■ Exercise objective ■
Exactly the lines from the first line of the records to the line holding "const years = d3.range(1960, 2018);" should be duplicated, and nothing more; pictures stay out.

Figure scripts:
(begin)

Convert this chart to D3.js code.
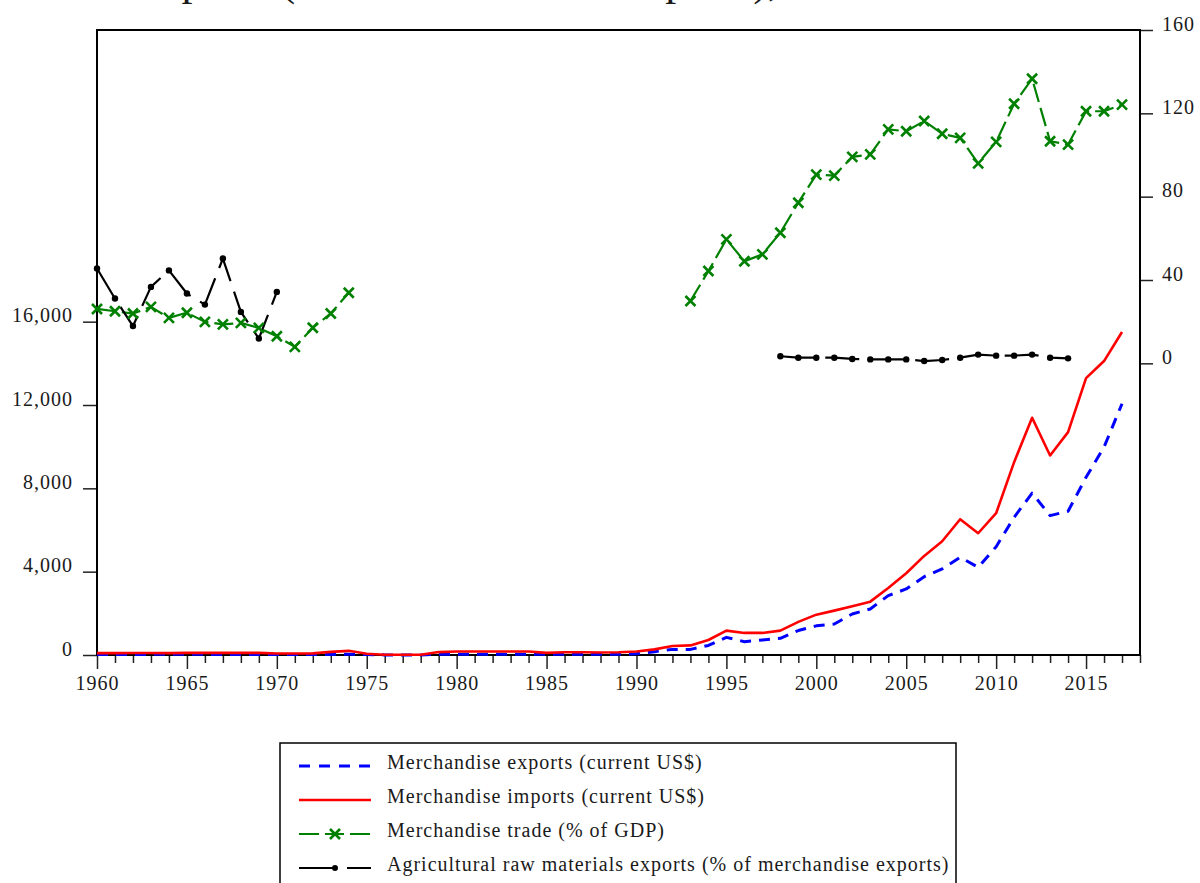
<!DOCTYPE html>
<html>
<head>
<meta charset="utf-8">
<script src="https://cdn.jsdelivr.net/npm/d3@7/dist/d3.min.js"></script>
<style>
  body { margin: 0; background: #fff; }
  svg { display: block; font-family: "Liberation Serif", "DejaVu Serif", serif; }
  .lbl { font-size: 20px; letter-spacing: 1px; fill: #1a1a1a; }
</style>
</head>
<body>
<div id="chart"></div>
<script>
// years 1960..2017
const years = d3.range(1960, 2018);

// Merchandise exports (current US$), left axis
const exportsUsd = [
  30, 30, 30, 30, 40, 40, 30, 30, 30, 30,
  30, 30, 30, 30, 40, 20, 5, 5, 5, 30,
  40, 40, 40, 40, 40, 30, 40, 40, 40, 40,
  60, 160, 270, 270, 460, 846, 640, 720, 800, 1175,
  1400, 1490, 1970, 2210, 2850, 3170, 3760, 4130, 4690, 4210,
  5200, 6610, 7770, 6690, 6900, 8530, 9980, 12060
];

// Merchandise imports (current US$), left axis
const importsUsd = [
  90, 90, 95, 95, 90, 100, 100, 100, 110, 100,
  70, 70, 80, 150, 200, 60, 10, 10, 10, 140,
  170, 170, 170, 170, 170, 100, 130, 130, 120, 130,
  170, 270, 430, 460, 720, 1170, 1060, 1060, 1170, 1590,
  1937, 2130, 2336, 2561, 3219, 3922, 4757, 5460, 6517, 5844,
  6806, 9257, 11389, 9577, 10697, 13292, 14109, 15502
];

// Merchandise trade (% of GDP), right axis
const tradePct = [
  26.1, 25.0, 23.9, 27.1, 21.8, 24.3, 19.9, 18.7, 19.4, 17.0,
  13.0, 7.9, 17.1, 23.9, 33.9, null, null, null, null, null,
  null, null, null, null, null, null, null, null, null, null,
  null, null, null, 29.9, 44.3, 59.5, 49.0, 52.3, 62.7, 77.1,
  90.6, 90.1, 99.1, 100.3, 112.3, 111.4, 116.3, 110.2, 108.2, 96.0,
  106.3, 124.6, 136.6, 106.6, 105.0, 121.0, 121.0, 124.2
];

// Agricultural raw materials exports (% of merchandise exports), right axis
const agriPct = [
  45.5, 31.1, 17.9, 36.7, 44.6, 33.5, 28.2, 50.3, 24.7, 11.9,
  34.3, null, null, null, null, null, null, null, null, null,
  null, null, null, null, null, null, null, null, null, null,
  null, null, null, null, null, null, null, null, 3.4, 2.7,
  2.7, 2.7, 2.1, 1.9, 1.9, 1.9, 1.1, 1.6, 2.7, 4.2,
  3.7, 3.7, 4.2, 2.7, 2.4, null, null, null
];

const leftTicks = [0, 4000, 8000, 12000, 16000];
const rightTicks = [0, 40, 80, 120, 160];

const seriesNames = [
  "Merchandise exports (current US$)",
  "Merchandise imports (current US$)",
  "Merchandise trade (% of GDP)",
  "Agricultural raw materials exports (% of merchandise exports)"
];

const W = 1200, H = 883;
const plot = {left: 97, right: 1140, top: 30, bottom: 655};

const svg = d3.select('#chart').append('svg')
  .attr('width', W).attr('height', H);
svg.append('rect').attr('width', W).attr('height', H).attr('fill', '#fff');

// heading above the frame, cut by the top edge like in the original
const heading = 'Agricultural raw materials exports (% of merchandise exports),';
const head = svg.append('text')
  .attr('y', -5)
  .attr('fill', '#1a1a1a')
  .style('font-size', '44px')
  .text(heading);
const skip = head.node().getSubStringLength(0, heading.indexOf('exports'));
head.attr('x', 140 - skip);

const x = d3.scaleLinear().domain([1960, 2018]).range([plot.left, plot.right]);
const yL = d3.scaleLinear().domain([0, 30000]).range([plot.bottom, plot.top]);
const yR = d3.scaleLinear().domain([-140, 160]).range([plot.bottom, plot.top]);

// axes
const fmt = d3.format(',');
const axL = svg.append('g').attr('transform', `translate(${plot.left},0)`)
  .call(d3.axisLeft(yL).tickValues(leftTicks).tickFormat(fmt).tickSize(14).tickPadding(10));
const axR = svg.append('g').attr('transform', `translate(${plot.right},0)`)
  .call(d3.axisRight(yR).tickValues(rightTicks).tickSize(13).tickPadding(9));
const axB = svg.append('g').attr('transform', `translate(0,${plot.bottom})`)
  .call(d3.axisBottom(x).tickValues(d3.range(1960, 2019))
    .tickFormat(d => (d % 5 === 0 && d < 2018) ? d : '')
    .tickSize(8).tickPadding(14));

[axL, axR, axB].forEach(g => {
  g.select('.domain').remove();
  g.selectAll('.tick line').attr('stroke', '#222').attr('stroke-width', 1.5);
  g.selectAll('.tick text').attr('class', 'lbl').attr('fill', '#1a1a1a')
    .style('font-family', '"Liberation Serif", serif');
});
axL.selectAll('.tick text').attr('dy', '0').attr('y', 0);
axR.selectAll('.tick text').attr('dy', '0').attr('y', 0);
axB.selectAll('.tick').filter(d => d % 5 === 0).select('line').attr('y2', 14);
axB.selectAll('.tick text').attr('dy', '0').attr('y', 35);

// frame
svg.append('rect')
  .attr('x', plot.left).attr('y', plot.top)
  .attr('width', plot.right - plot.left).attr('height', plot.bottom - plot.top)
  .attr('fill', 'none').attr('stroke', '#000').attr('stroke-width', 2);

const styles = [
  {color: '#0000ff', width: 3, dash: '11,8'},
  {color: '#ff0000', width: 2.6, dash: null},
  {color: '#008000', width: 2.2, dash: '19,6'},
  {color: '#000000', width: 2.2, dash: '34,11'}
];

function drawLine(vals, yScale, st) {
  const pts = years.map((yr, i) => ({yr, v: vals[i]}));
  const line = d3.line().defined(d => d.v != null)
    .x(d => x(d.yr)).y(d => yScale(d.v));
  const p = svg.append('path').datum(pts)
    .attr('fill', 'none').attr('stroke', st.color)
    .attr('stroke-width', st.width).attr('stroke-linejoin', 'round');
  if (st.dash) p.attr('stroke-dasharray', st.dash);
  p.attr('d', line);
  return pts.filter(d => d.v != null);
}

function crossMark(g, cx, cy, color) {
  const s = 5;
  g.append('path')
    .attr('d', `M${cx - s},${cy - s}L${cx + s},${cy + s}M${cx - s},${cy + s}L${cx + s},${cy - s}`)
    .attr('stroke', color).attr('stroke-width', 2.6).attr('fill', 'none');
}

drawLine(exportsUsd, yL, styles[0]);
drawLine(importsUsd, yL, styles[1]);
const tradePts = drawLine(tradePct, yR, styles[2]);
const agriPts = drawLine(agriPct, yR, styles[3]);

const mk = svg.append('g');
tradePts.forEach(d => crossMark(mk, x(d.yr), yR(d.v), styles[2].color));
mk.selectAll('circle.agri').data(agriPts).join('circle')
  .attr('class', 'agri')
  .attr('cx', d => x(d.yr)).attr('cy', d => yR(d.v))
  .attr('r', 3.2).attr('fill', '#000');

// legend
const lg = svg.append('g');
lg.append('rect').attr('x', 280).attr('y', 743).attr('width', 676).attr('height', 160)
  .attr('fill', '#fff').attr('stroke', '#000').attr('stroke-width', 1.5);
seriesNames.forEach((name, i) => {
  const ly = 766 + i * 34;
  const st = styles[i];
  const l = lg.append('line').attr('x1', 299).attr('x2', 371).attr('y1', ly).attr('y2', ly)
    .attr('stroke', st.color).attr('stroke-width', st.width);
  if (i === 0) l.attr('stroke-dasharray', '11,9');
  if (i === 2) l.attr('stroke-dasharray', '20,6,19,6');
  if (i === 3) l.attr('stroke-dasharray', '36,12');
  if (i === 2) crossMark(lg, 335, ly, st.color);
  if (i === 3) lg.append('circle').attr('cx', 335).attr('cy', ly).attr('r', 3).attr('fill', '#000');
  lg.append('text').attr('class', 'lbl').attr('x', 387).attr('y', ly + 3).text(name);
});
</script>
</body>
</html>
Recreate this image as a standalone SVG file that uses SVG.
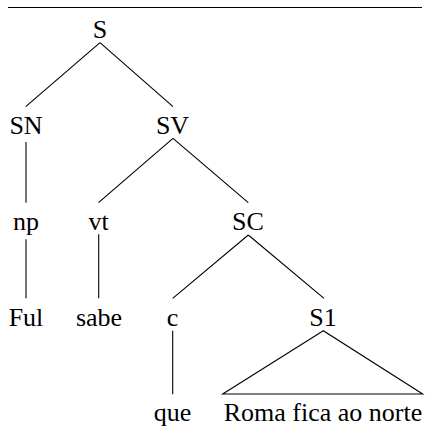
<svg xmlns="http://www.w3.org/2000/svg" width="428" height="431" viewBox="0 0 428 431" font-family="Liberation Serif, Times New Roman, serif">
  <style>
    text { font-size: 26px; fill: #000; text-anchor: middle; }
    .edge { stroke: #000; stroke-width: 1.1; fill: none; stroke-linecap: butt; }
  </style>
  <rect width="428" height="431" fill="#fff"/>
  <!-- rule above the tree -->
  <line class="edge" x1="8" y1="7.5" x2="422" y2="7.5"/>
  <g id="connectors">
    <path class="edge" d="M100 42.7 L25.7 106.7 M100 42.7 L173 106.7"/>
    <path class="edge" d="M26 142 V202.7"/>
    <path class="edge" d="M173 138.3 L98.5 202.7 M173 138.3 L248.3 202.7"/>
    <path class="edge" d="M26 239.3 V298.3"/>
    <path class="edge" d="M98.7 234.3 V298.3"/>
    <path class="edge" d="M248.3 235 L172.7 298.3 M248.3 235 L324 298.3"/>
    <path class="edge" d="M172.7 330.7 V394.3"/>
    <path class="edge" d="M323.3 330.7 L222.7 394 L422.7 394 Z"/>
  </g>
  <g id="n-S"><text x="100" y="37.5">S</text></g>
  <g id="n-SN"><text x="26" y="133.5">SN</text></g>
  <g id="n-SV"><text x="172.5" y="133.5">SV</text></g>
  <g id="n-np"><text x="26" y="229.5">np</text></g>
  <g id="n-vt"><text x="98.5" y="229.5">vt</text></g>
  <g id="n-SC"><text x="248" y="229.5">SC</text></g>
  <g id="n-Ful"><text x="26" y="325.5">Ful</text></g>
  <g id="n-sabe"><text x="99" y="325.5">sabe</text></g>
  <g id="n-c"><text x="172.5" y="325.5">c</text></g>
  <g id="n-S1"><text x="323" y="325.5">S1</text></g>
  <g id="n-que"><text x="172.5" y="421">que</text></g>
  <g id="n-roma"><text x="323" y="421">Roma fica ao norte</text></g>
</svg>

(end)

■ Correct answer ■
Convert this chart to D3.js code.
<!DOCTYPE html>
<html>
<head>
<meta charset="utf-8">
<script src="https://cdn.jsdelivr.net/npm/d3@7/dist/d3.min.js"></script>
<style>
  body { margin: 0; background: #fff; }
  svg { display: block; font-family: "Liberation Serif", "DejaVu Serif", serif; }
  .lbl { font-size: 20px; letter-spacing: 1px; fill: #1a1a1a; }
</style>
</head>
<body>
<div id="chart"></div>
<script>
// years 1960..2017
const years = d3.range(1960, 2018);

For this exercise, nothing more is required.